We hypothesized that HLA class II alleles influence the duration on IFX therapy in patients who develop ATI. We retrospectively identified 74 IBD (42 CD, 32 UC) patients who developed ATI during maintenance IFX. Of these, 61 (82%) discontinued IFX therapy because of LOR or side effects and 13 (18%) were still receiving IFX at the end of follow-up. All patients were anti-TNF naïve before start of IFX. A total of 1889 serial serum samples were measured for ATI with an improved bridging ELISA using monoclonal antibody MA-IFX10F9 as calibrator. For each patient, the highest ATI concentration measured, was used to create ATI quartiles. HLA-DRB1 was genotyped with sequence specific primers (Prometheus Laboratories Inc.). Patient and therapy variables (e.g. presence of IFX dose optimization, immunomodulator rescue), ATI quartiles and DRB1 alleles were included as possible confounders influencing total time on IFX using Cox proportional hazard regression.
The median time on IFX was 100 weeks (IQR 52 - 217) and did not differ significantly depending on ATI quartile (P=0.19, Kruskal-Wallis test). However, patients from quartile 4 showed a significant shorter time on IFX (median 72 weeks) compared to the other quartiles combined (median 111 weeks, P=0.049). We observed clear differences in time on IFX depending on the DRB1 allele with medians ranging from 43 weeks for DRB1*13 to 169 weeks for DRB1*15 (P=0.019, Log-rank test (Figure 1)).
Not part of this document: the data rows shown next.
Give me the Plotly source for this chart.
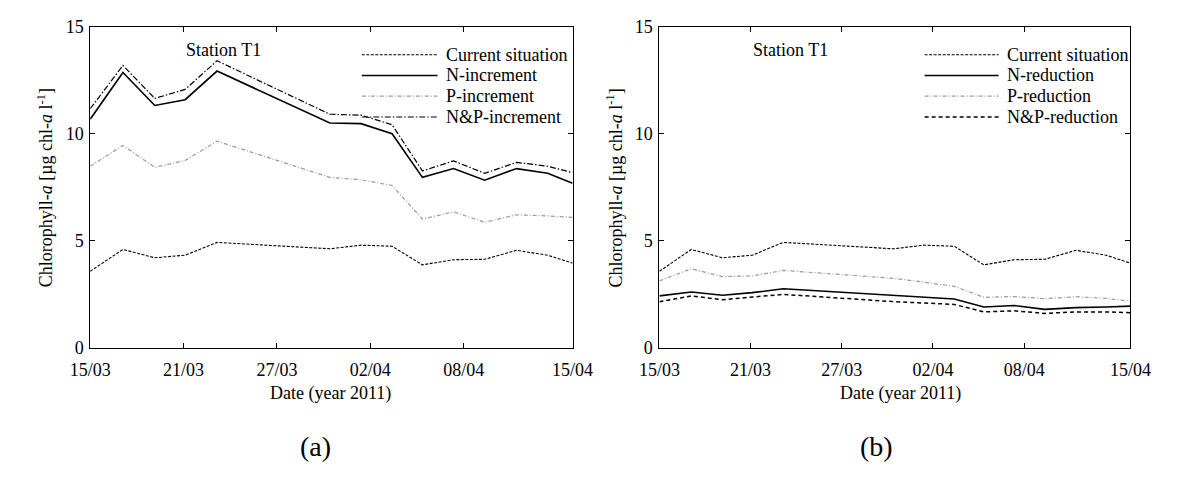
import plotly.graph_objects as go

# ---------------- data ----------------
dates = ["2011-03-15 00:00", "2011-03-17 02:24", "2011-03-19 03:36", "2011-03-21 02:24",
         "2011-03-23 03:36", "2011-03-30 09:36", "2011-04-01 09:36", "2011-04-03 09:36",
         "2011-04-05 08:24", "2011-04-07 08:24", "2011-04-09 08:24", "2011-04-11 09:36",
         "2011-04-13 09:36", "2011-04-15 00:00"]

current = [3.57, 4.59, 4.20, 4.32, 4.92, 4.62, 4.79, 4.74, 3.87, 4.11, 4.13, 4.55, 4.32, 3.95]

# panel (a) increments
n_inc = [10.68, 12.86, 11.32, 11.59, 12.93, 10.50, 10.47, 10.00, 7.96, 8.37, 7.83, 8.37, 8.15, 7.69]
p_inc = [8.48, 9.45, 8.43, 8.75, 9.65, 7.96, 7.85, 7.58, 6.01, 6.35, 5.86, 6.21, 6.16, 6.09]
np_inc = [11.17, 13.19, 11.65, 12.07, 13.41, 10.91, 10.87, 10.42, 8.26, 8.73, 8.15, 8.66, 8.48, 8.18]

# panel (b) reductions
n_red = [2.42, 2.60, 2.45, 2.57, 2.75, 2.42, 2.35, 2.27, 1.90, 1.97, 1.79, 1.87, 1.90, 1.94]
p_red = [3.12, 3.69, 3.32, 3.35, 3.61, 3.24, 3.06, 2.87, 2.35, 2.39, 2.29, 2.38, 2.30, 2.17]
np_red = [2.15, 2.42, 2.24, 2.35, 2.49, 2.15, 2.09, 2.02, 1.67, 1.72, 1.60, 1.67, 1.67, 1.63]

xtick_vals = ["2011-03-15", "2011-03-21", "2011-03-27", "2011-04-02", "2011-04-08", "2011-04-15"]
xtick_text = ["15/03", "21/03", "27/03", "02/04", "08/04", "15/04"]
ytick_vals = [0, 5, 10, 15]

names_a = ["Current situation", "N-increment", "P-increment", "N&P-increment"]
names_b = ["Current situation", "N-reduction", "P-reduction", "N&P-reduction"]

# ---------------- styles ----------------
FONT = "Liberation Serif"
TXT = 18
sty_current = dict(color="black", width=1.1, dash="3px,1.5px")
sty_n = dict(color="black", width=1.6)
sty_p = dict(color="#9a9a9a", width=1.2, dash="4px,2px,1px,2px")
sty_np_inc = dict(color="black", width=1.2, dash="6px,2px,1.5px,2px")
sty_np_red = dict(color="black", width=1.5, dash="4px,3px")

fig = go.Figure()

series_a = [(current, sty_current), (n_inc, sty_n), (p_inc, sty_p), (np_inc, sty_np_inc)]
series_b = [(current, sty_current), (n_red, sty_n), (p_red, sty_p), (np_red, sty_np_red)]

for (vals, st), nm in zip(series_a, names_a):
    fig.add_trace(go.Scatter(x=dates, y=vals, mode="lines", line=st, name=nm,
                             xaxis="x", yaxis="y", showlegend=False))
for (vals, st), nm in zip(series_b, names_b):
    fig.add_trace(go.Scatter(x=dates, y=vals, mode="lines", line=st, name=nm,
                             xaxis="x2", yaxis="y2", showlegend=False))

ydom = [0.2612, 0.9633]
axis_common = dict(showline=True, linecolor="black", linewidth=1, mirror="ticks",
                   ticks="inside", ticklen=5, tickcolor="black", showgrid=False,
                   zeroline=False, tickfont=dict(family=FONT, size=18, color="black"))

xcommon = dict(type="date", range=["2011-03-15", "2011-04-15"], tickmode="array",
               tickvals=xtick_vals, ticktext=xtick_text, ticklabelstandoff=6, **axis_common)
ycommon = dict(range=[0, 15], tickmode="array", tickvals=ytick_vals, ticklabelstandoff=2,
               **axis_common)

fig.update_layout(
    width=1194, height=477,
    margin=dict(l=0, r=0, t=0, b=0),
    paper_bgcolor="white", plot_bgcolor="white",
    showlegend=False,
    xaxis=dict(domain=[0.0601, 0.4788], anchor="y", **xcommon),
    yaxis=dict(domain=ydom, anchor="x", **ycommon),
    xaxis2=dict(domain=[0.5542, 0.9631], anchor="y2", **xcommon),
    yaxis2=dict(domain=ydom, anchor="x2", **ycommon),
)

shapes = []
annotations = []
leg_y = [0.9128, 0.8483, 0.7836, 0.7188]
panels = [("x", "y", names_a, [sty_current, sty_n, sty_p, sty_np_inc]),
          ("x2", "y2", names_b, [sty_current, sty_n, sty_p, sty_np_red])]
for xr, yr, names, styles in panels:
    for yy, nm, st in zip(leg_y, names, styles):
        shapes.append(dict(type="line", xref=f"{xr} domain", yref=f"{yr} domain",
                           x0=0.563, x1=0.72, y0=yy, y1=yy, line=st))
        annotations.append(dict(xref=f"{xr} domain", yref=f"{yr} domain", x=0.733, y=yy,
                                text=nm, showarrow=False, xanchor="left", yanchor="middle",
                                font=dict(family=FONT, size=TXT, color="black")))
    annotations.append(dict(xref=f"{xr} domain", yref=f"{yr} domain", x=0.194, y=0.927,
                            text="Station T1", showarrow=False, xanchor="left",
                            yanchor="middle", font=dict(family=FONT, size=TXT, color="black")))

ytitle = "Chlorophyll-<i>a</i> [µg chl-<i>a</i> l<sup>-1</sup>]"
for xpix in [25, 615]:
    annotations.append(dict(xref="paper", yref="paper", x=xpix / 1194, y=(477 - 186) / 477,
                            text=ytitle, textangle=-90, showarrow=False, xanchor="center",
                            yanchor="middle", font=dict(family=FONT, size=TXT, color="black")))
for xpix in [321, 912]:
    annotations.append(dict(xref="paper", yref="paper", x=xpix / 1194, y=(477 - 400) / 477,
                            text="Date (year 2011)", showarrow=False, xanchor="center",
                            yanchor="middle", font=dict(family=FONT, size=TXT, color="black")))
for xpix, lab in [(305, "(a)"), (887, "(b)")]:
    annotations.append(dict(xref="paper", yref="paper", x=xpix / 1194, y=(477 - 456) / 477,
                            text=lab, showarrow=False, xanchor="center",
                            yanchor="middle", font=dict(family=FONT, size=28, color="black")))

fig.update_layout(shapes=shapes, annotations=annotations)
fig.write_html("out.html")
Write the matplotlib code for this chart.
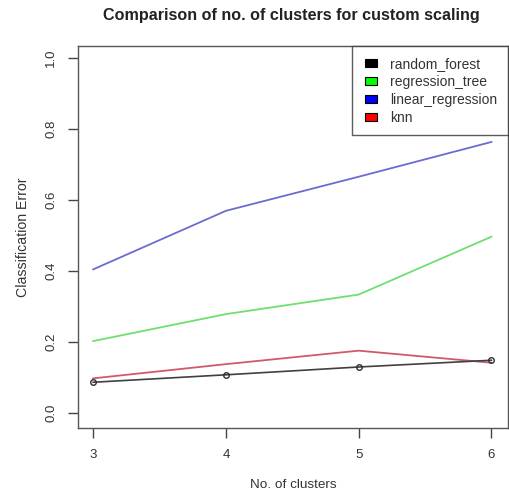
import matplotlib
matplotlib.use("Agg")
import matplotlib.pyplot as plt
from matplotlib.patches import Patch, Rectangle
from matplotlib.legend_handler import HandlerPatch

plt.rcParams['font.family'] = ['Liberation Sans', 'DejaVu Sans']

clusters = [3, 4, 5, 6]
random_forest = [0.087, 0.108, 0.130, 0.149]
regression_tree = [0.203, 0.279, 0.334, 0.497]
linear_regression = [0.405, 0.570, 0.666, 0.764]
knn = [0.098, 0.138, 0.176, 0.142]
series_names = ["random_forest", "regression_tree", "linear_regression", "knn"]
legend_colors = ["black", "#00ff00", "#0000ff", "#ff0000"]
yticks = [0.0, 0.2, 0.4, 0.6, 0.8, 1.0]

fig = plt.figure(figsize=(5.09, 4.96), dpi=100)
ax = fig.add_axes([0.153, 0.137, 0.845, 0.770])

ax.plot(clusters, linear_regression, color="#6b6bd0", lw=1.3)
ax.plot(clusters, regression_tree, color="#6ee06e", lw=1.3)
ax.plot(clusters, knn, color="#d05a6a", lw=1.3)
ax.plot(clusters, random_forest, color="#404040", lw=1.2, marker="o",
        markersize=4, markerfacecolor="none", markeredgecolor="#303030", markeredgewidth=1.0)

ax.set_xlim(2.885, 6.125)
ax.set_ylim(-0.042, 1.034)
ax.set_xticks(clusters)
ax.set_xticklabels([str(c) for c in clusters])
ax.set_yticks(yticks)
ax.set_yticklabels([f"{v:.1f}" for v in yticks], rotation=90, va="center")
ax.tick_params(axis="both", length=7, width=1, colors="#444444", labelcolor="#333333",
               labelsize=9.5, pad=8, direction="out")
for s in ax.spines.values():
    s.set_color("#555555")
    s.set_linewidth(1.0)

ax.set_xlabel("No. of clusters", fontsize=9.7, color="#333333", labelpad=13)
ax.set_ylabel("Classification Error", fontsize=10.2, color="#333333", labelpad=11)
fig.text(0.573, 0.968, "Comparison of no. of clusters for custom scaling",
         ha="center", va="center", fontsize=11.6, fontweight="bold", color="#222222")


def square_right(legend, orig_handle, xdescent, ydescent, width, height, fontsize):
    w = 8.6
    h = 5.8
    return Rectangle((width - w - xdescent, (height - h) / 2 - ydescent), w, h)


handles = [Patch(facecolor=c, edgecolor="black", lw=0.8) for c in legend_colors]
leg = ax.legend(handles, series_names, loc="upper right", bbox_to_anchor=(1.0, 1.0),
                borderaxespad=0.0, fancybox=False, frameon=True, fontsize=10,
                handlelength=1.05, handleheight=0.6, handletextpad=1.0,
                labelspacing=0.3, borderpad=0.75, labelcolor="#333333",
                handler_map={Patch: HandlerPatch(patch_func=square_right)})
leg.get_frame().set_edgecolor("#333333")
leg.get_frame().set_linewidth(1.0)

fig.savefig("out.png", dpi=100)
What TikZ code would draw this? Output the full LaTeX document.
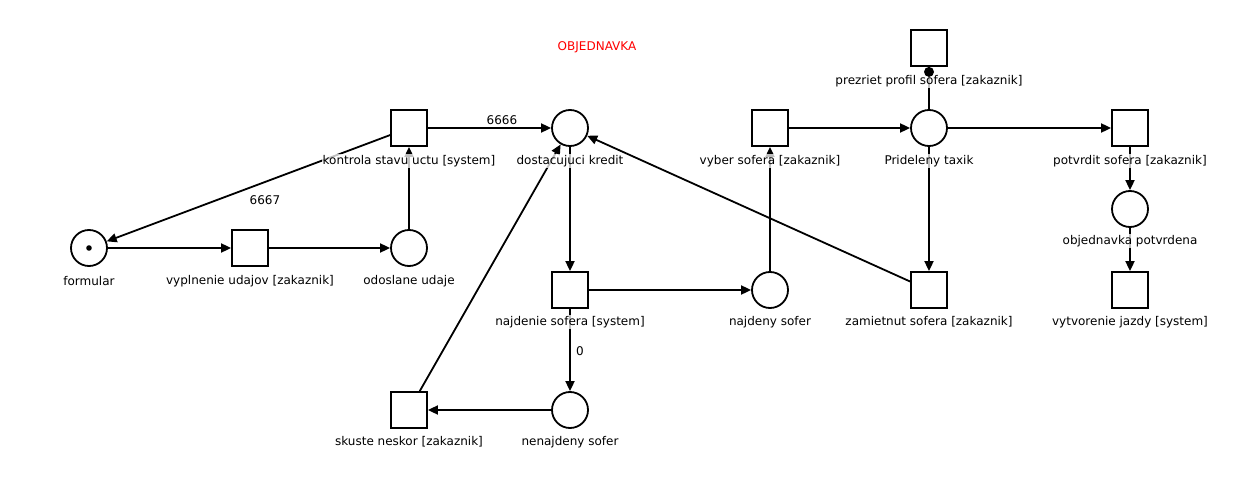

“Figure 1: Survival analysis for the different DRB1 alleles (only those with a frequency > 5%, heterozygous allele carriers were counted twice, homozygous only once) and total time on IFX”
Cox proportional hazard regression identified albumin at start of IFX, ATI in quartile 4, presence of DRB1*11 and presence of DRB1*15 as independent predictors (P<0.05) of total time on IFX with hazard ratios (95% CI) of 0.34 (0.19–0.59), 3.3 (1.6–6.9), 0.45 (0.23–0.9) and 0.35 (0.16–0.77) respectively.
In patients who develop ATI, besides the magnitude of the titer, a higher concentration of albumin at start and the HLA-DRB1 genotype prolong the time patients will remain on IFX. The concomitant use of immunomodulators did not affect time on IFX in this study. These results clearly warrant further investigation in prospectively designed studies.